- What to work on:
Tally how many lines of these entries hold the string "this". Return the number alone.

- Information given:
┌──
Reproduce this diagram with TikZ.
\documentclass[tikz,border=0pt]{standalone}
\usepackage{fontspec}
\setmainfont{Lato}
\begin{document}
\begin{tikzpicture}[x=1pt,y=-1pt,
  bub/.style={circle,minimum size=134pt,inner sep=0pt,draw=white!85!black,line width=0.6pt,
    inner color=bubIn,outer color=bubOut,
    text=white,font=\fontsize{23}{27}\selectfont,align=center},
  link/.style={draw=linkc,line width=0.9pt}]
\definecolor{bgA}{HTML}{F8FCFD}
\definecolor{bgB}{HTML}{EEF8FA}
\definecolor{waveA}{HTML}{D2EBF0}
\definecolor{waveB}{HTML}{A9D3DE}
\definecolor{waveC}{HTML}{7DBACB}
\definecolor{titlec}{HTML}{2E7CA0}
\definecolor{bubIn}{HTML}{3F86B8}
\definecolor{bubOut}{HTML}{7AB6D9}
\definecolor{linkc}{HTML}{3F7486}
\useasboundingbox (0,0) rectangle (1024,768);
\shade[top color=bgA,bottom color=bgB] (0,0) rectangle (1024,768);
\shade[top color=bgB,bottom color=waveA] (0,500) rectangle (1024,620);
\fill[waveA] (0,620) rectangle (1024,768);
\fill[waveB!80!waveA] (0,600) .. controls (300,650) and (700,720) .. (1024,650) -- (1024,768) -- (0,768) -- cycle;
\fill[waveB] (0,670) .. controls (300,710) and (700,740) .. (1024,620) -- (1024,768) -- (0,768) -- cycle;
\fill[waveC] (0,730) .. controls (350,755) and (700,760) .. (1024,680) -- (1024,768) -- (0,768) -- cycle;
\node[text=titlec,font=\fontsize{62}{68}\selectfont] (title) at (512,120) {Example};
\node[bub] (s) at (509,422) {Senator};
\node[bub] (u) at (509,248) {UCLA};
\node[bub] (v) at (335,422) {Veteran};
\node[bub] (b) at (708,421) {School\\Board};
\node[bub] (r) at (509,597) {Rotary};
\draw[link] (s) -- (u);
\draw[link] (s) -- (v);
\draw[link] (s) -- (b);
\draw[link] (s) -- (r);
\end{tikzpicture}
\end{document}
└──
┌──
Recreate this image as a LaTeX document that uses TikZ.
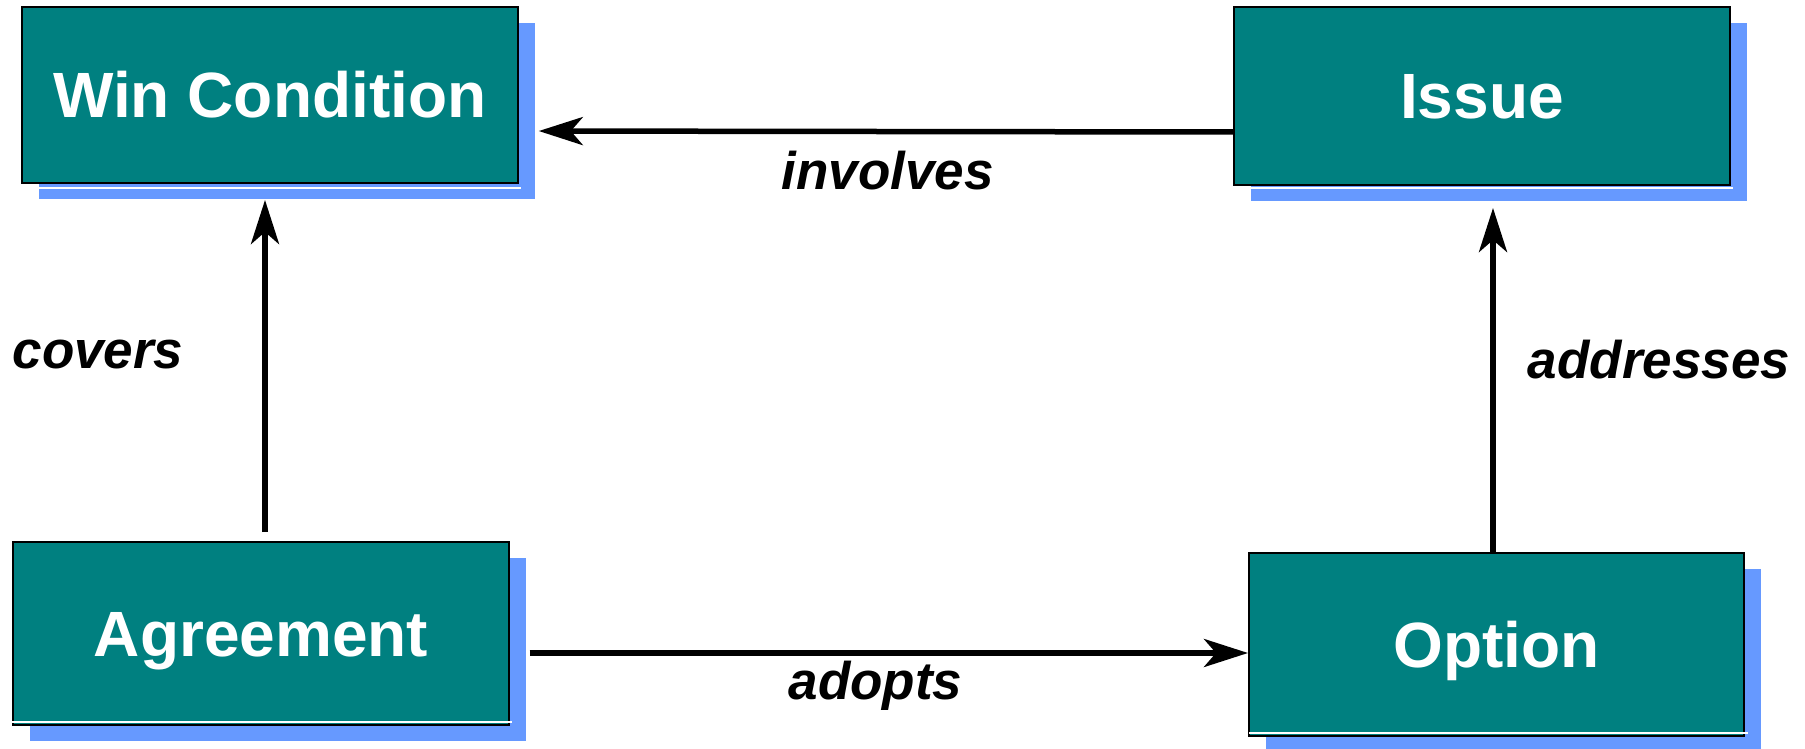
└──
┌──
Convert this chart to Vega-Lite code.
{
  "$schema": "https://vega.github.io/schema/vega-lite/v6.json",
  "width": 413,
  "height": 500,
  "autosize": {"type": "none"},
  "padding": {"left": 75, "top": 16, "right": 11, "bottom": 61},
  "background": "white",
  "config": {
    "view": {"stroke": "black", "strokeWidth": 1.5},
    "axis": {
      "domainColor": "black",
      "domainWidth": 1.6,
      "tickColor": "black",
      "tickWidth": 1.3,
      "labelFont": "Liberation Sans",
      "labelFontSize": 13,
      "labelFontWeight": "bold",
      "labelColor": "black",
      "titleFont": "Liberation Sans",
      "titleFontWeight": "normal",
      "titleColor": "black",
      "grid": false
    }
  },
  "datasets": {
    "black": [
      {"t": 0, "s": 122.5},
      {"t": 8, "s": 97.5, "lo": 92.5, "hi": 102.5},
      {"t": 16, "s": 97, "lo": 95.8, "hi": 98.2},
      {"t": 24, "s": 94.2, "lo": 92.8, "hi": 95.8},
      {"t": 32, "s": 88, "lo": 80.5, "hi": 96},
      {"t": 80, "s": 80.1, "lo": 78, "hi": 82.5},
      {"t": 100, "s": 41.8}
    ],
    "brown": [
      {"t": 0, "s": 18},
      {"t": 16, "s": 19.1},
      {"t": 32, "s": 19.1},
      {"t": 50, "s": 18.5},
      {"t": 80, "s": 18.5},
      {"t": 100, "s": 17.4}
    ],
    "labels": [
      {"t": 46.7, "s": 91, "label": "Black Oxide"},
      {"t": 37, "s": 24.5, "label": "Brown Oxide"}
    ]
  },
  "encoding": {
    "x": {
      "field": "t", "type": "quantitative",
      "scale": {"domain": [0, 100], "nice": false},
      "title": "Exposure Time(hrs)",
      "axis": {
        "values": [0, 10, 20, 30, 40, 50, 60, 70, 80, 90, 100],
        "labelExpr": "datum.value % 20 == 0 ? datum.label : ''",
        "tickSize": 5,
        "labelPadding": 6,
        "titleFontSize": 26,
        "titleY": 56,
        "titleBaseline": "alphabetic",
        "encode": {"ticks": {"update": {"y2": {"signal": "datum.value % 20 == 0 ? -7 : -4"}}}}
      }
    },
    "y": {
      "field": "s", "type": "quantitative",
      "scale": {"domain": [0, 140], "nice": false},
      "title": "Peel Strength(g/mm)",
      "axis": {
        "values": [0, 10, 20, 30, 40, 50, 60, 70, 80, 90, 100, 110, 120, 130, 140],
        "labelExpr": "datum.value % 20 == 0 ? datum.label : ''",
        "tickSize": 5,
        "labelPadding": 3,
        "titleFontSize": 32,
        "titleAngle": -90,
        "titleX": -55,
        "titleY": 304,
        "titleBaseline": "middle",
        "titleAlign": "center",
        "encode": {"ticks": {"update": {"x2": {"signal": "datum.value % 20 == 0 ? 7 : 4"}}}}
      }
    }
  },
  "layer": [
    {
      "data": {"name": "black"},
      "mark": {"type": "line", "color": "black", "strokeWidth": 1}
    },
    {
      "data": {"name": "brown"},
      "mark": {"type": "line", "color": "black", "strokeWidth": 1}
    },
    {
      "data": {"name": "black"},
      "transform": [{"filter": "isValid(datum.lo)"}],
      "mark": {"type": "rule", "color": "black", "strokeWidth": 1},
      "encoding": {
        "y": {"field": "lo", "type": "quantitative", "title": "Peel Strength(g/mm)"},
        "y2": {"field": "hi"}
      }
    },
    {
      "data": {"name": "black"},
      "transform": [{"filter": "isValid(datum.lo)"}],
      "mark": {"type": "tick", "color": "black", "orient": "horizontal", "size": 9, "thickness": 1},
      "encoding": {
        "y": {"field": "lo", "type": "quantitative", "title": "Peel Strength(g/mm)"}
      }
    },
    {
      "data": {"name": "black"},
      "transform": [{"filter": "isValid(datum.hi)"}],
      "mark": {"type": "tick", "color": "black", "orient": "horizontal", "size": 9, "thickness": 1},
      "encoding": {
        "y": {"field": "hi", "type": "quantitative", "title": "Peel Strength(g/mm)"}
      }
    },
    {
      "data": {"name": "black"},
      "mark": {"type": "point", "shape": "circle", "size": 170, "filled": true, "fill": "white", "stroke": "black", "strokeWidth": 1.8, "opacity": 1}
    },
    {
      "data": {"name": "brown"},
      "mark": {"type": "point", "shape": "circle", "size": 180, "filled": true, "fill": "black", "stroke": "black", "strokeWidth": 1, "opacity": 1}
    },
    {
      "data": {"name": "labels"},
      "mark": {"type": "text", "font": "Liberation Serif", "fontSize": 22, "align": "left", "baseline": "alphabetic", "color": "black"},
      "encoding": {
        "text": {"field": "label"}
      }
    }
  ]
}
└──
- The solution:
3